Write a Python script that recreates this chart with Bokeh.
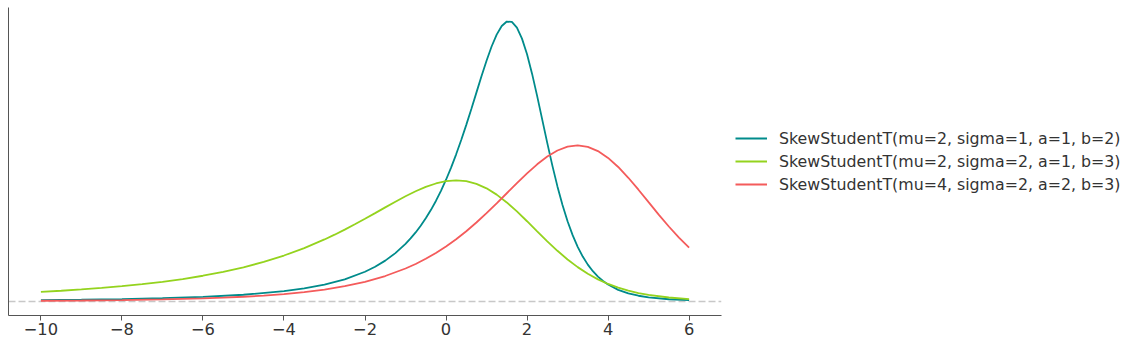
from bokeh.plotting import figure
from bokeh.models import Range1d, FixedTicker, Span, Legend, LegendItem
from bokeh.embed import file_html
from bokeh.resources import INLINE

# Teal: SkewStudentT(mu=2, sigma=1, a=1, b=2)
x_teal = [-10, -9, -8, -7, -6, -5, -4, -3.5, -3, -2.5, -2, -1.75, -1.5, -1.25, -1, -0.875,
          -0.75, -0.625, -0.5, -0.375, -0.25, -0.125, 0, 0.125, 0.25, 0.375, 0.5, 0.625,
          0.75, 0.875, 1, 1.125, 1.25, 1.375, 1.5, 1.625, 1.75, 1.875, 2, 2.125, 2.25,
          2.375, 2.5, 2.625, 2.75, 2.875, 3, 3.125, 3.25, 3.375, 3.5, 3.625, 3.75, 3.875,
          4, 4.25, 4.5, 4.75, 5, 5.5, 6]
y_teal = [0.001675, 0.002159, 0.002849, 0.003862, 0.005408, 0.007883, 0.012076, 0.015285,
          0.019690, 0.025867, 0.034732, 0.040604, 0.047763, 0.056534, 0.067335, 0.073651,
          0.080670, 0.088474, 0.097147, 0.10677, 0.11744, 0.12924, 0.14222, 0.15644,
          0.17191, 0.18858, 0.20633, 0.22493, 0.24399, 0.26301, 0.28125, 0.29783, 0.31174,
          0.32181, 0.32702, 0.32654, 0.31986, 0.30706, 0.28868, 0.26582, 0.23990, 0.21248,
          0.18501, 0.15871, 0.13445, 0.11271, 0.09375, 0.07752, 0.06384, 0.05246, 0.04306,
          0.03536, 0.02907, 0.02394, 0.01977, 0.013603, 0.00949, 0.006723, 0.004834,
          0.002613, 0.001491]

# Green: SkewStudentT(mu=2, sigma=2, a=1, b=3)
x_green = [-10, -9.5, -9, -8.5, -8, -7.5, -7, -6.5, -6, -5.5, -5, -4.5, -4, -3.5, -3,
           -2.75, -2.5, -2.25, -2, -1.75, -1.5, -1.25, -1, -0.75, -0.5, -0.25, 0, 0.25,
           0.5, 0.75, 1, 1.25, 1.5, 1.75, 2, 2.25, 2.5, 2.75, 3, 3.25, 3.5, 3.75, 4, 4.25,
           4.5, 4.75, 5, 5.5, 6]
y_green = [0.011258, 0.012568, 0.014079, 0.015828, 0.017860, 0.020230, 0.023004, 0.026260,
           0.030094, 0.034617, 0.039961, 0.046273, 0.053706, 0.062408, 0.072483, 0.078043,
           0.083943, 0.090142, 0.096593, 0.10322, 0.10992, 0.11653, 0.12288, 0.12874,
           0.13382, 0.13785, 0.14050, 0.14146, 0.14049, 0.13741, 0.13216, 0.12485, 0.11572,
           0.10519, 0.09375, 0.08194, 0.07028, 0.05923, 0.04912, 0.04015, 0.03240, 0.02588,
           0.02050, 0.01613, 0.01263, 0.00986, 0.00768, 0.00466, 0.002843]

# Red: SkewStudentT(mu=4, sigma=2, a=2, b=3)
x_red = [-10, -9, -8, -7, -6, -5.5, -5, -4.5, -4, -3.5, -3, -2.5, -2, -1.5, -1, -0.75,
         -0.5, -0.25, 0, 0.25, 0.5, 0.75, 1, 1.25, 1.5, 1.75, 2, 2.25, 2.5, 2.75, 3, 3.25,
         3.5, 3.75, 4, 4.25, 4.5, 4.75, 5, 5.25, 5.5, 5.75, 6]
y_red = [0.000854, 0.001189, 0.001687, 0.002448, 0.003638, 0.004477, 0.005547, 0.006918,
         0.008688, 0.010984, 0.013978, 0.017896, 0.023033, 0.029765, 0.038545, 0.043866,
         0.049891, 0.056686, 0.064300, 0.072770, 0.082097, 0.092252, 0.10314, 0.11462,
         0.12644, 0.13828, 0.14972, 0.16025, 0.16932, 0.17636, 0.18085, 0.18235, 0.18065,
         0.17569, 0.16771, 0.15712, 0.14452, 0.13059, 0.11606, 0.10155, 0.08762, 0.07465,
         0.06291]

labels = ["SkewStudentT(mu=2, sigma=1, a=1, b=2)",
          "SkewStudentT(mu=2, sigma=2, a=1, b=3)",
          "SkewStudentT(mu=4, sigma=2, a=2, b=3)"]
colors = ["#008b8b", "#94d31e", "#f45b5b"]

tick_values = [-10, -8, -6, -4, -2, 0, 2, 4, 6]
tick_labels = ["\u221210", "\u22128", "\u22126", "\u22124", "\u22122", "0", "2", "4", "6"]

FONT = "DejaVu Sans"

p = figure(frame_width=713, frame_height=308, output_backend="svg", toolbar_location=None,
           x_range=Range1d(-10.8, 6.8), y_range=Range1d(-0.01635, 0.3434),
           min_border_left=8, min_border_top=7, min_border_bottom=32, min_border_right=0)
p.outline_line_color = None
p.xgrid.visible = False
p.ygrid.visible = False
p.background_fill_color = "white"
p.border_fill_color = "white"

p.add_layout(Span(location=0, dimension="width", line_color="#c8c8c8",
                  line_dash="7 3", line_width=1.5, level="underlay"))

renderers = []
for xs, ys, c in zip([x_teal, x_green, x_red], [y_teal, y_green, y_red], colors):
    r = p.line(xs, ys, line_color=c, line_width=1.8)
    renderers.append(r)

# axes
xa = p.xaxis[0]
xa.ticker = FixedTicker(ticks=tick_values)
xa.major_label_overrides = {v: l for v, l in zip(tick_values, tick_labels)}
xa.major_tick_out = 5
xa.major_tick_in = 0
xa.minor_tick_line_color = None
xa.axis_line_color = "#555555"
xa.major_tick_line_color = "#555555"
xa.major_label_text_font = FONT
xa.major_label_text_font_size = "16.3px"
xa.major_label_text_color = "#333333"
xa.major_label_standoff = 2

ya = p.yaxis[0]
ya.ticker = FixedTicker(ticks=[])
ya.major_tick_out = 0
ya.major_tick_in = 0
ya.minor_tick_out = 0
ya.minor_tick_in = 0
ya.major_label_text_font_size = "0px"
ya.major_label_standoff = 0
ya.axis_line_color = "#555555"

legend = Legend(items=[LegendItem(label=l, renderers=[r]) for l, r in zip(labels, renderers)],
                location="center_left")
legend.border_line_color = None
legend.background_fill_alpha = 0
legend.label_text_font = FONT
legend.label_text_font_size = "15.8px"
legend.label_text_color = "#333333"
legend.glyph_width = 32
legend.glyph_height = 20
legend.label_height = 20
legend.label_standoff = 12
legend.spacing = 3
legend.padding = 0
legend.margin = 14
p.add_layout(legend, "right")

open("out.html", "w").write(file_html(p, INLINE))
···
▶ _What the task asks_
Pictures are excluded: retype only the lines from the beginning of the listing above through the line with "from bokeh.resources import INLINE", both included.

▶ _Correct output_
Write a Python script that recreates this chart with Bokeh.
from bokeh.plotting import figure
from bokeh.models import Range1d, FixedTicker, Span, Legend, LegendItem
from bokeh.embed import file_html
from bokeh.resources import INLINE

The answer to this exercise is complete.